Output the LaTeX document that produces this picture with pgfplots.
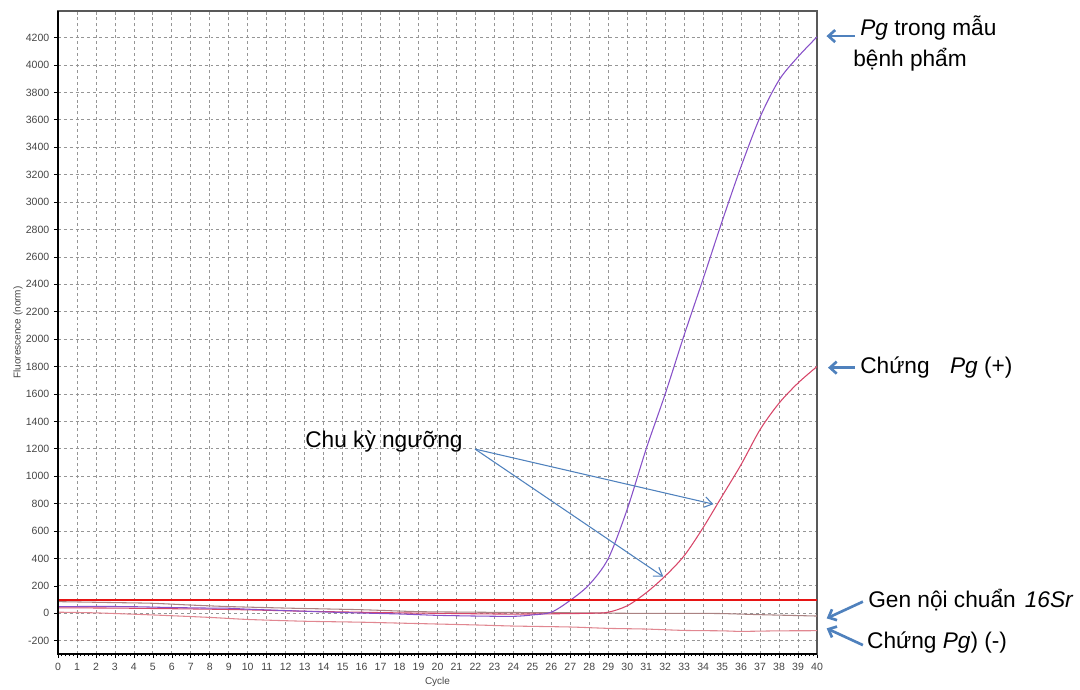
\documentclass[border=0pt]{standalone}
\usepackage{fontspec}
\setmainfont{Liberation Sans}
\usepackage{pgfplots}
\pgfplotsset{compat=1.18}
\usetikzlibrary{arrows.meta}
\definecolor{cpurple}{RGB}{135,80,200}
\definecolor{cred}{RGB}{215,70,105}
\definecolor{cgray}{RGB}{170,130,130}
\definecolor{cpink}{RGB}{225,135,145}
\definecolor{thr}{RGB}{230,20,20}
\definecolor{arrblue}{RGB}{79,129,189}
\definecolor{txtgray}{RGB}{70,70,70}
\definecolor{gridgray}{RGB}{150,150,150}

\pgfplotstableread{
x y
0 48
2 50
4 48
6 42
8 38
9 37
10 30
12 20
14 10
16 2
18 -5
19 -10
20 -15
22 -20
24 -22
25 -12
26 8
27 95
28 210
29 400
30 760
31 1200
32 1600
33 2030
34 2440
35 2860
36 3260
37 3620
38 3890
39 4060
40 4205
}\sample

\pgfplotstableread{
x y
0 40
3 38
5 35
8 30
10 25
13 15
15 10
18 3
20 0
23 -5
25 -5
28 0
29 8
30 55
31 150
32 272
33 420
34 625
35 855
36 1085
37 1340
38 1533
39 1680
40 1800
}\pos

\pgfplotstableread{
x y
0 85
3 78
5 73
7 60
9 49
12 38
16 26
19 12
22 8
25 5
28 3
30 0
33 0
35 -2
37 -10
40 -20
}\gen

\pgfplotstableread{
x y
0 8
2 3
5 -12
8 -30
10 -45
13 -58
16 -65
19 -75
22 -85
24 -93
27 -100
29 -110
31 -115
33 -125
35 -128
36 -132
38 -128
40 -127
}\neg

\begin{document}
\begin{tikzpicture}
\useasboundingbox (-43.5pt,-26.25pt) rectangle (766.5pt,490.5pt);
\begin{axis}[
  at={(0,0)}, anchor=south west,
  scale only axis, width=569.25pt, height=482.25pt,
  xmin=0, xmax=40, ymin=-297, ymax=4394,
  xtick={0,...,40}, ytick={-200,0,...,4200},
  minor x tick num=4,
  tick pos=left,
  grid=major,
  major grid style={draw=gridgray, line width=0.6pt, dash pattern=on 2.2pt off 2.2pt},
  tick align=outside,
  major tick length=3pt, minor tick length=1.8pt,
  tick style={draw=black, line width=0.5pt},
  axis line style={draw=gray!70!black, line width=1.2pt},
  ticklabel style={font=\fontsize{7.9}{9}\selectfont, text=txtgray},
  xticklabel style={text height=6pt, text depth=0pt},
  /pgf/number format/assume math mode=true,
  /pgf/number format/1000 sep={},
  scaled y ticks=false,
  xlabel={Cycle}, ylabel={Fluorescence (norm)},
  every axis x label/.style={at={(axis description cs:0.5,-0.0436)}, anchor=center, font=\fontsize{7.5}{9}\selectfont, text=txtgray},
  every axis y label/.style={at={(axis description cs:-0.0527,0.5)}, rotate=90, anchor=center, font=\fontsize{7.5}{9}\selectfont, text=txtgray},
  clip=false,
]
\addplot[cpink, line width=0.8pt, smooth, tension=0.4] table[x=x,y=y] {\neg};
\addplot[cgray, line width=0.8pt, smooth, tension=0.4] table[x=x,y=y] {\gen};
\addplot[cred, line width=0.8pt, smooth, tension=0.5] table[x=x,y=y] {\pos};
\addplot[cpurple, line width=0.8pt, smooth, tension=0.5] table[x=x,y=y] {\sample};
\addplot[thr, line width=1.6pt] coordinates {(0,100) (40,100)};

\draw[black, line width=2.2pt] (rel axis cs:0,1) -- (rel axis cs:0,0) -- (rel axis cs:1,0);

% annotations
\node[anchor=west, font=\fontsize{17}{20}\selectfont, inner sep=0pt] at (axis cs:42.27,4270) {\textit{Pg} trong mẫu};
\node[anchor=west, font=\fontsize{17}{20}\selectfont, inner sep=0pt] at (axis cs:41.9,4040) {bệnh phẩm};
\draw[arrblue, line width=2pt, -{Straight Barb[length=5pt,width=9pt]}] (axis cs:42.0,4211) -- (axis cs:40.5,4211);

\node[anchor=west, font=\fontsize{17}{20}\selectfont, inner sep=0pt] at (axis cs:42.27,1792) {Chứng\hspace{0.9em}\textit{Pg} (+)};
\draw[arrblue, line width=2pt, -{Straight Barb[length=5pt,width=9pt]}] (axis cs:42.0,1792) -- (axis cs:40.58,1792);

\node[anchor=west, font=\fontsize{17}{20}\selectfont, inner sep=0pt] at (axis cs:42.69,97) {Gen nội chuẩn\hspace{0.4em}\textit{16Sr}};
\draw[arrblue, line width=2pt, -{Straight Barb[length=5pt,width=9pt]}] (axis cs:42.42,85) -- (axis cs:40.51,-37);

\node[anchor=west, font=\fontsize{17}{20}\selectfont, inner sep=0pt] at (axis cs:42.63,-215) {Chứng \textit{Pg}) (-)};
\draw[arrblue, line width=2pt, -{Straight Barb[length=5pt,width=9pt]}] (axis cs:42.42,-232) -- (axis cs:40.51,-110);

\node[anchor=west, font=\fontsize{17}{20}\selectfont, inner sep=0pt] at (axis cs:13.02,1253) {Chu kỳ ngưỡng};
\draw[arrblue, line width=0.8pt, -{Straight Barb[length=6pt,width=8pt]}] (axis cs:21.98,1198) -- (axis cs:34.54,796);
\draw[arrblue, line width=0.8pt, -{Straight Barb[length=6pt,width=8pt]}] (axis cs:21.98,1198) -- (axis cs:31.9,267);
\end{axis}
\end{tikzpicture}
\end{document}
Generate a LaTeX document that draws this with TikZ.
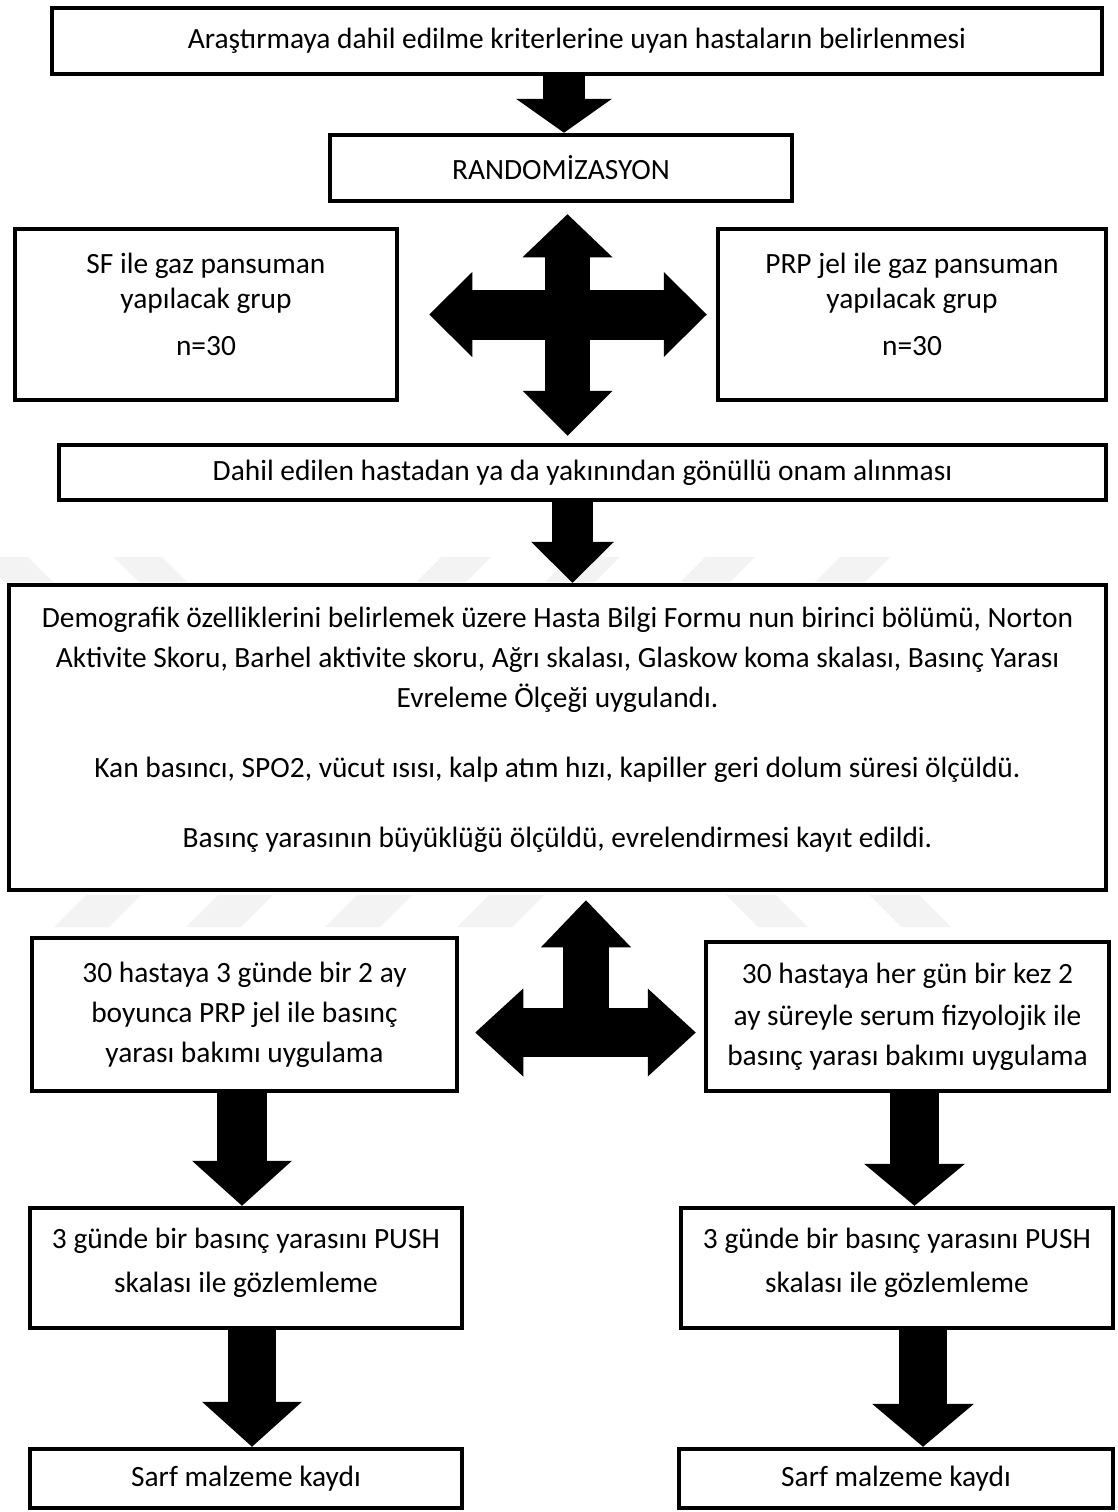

• **Given instruction**
Copy every single line of the material above that holds "with".

• **Completed task**
Output the LaTeX document that produces this picture with pgfplots.
Generate a LaTeX document that draws this with TikZ.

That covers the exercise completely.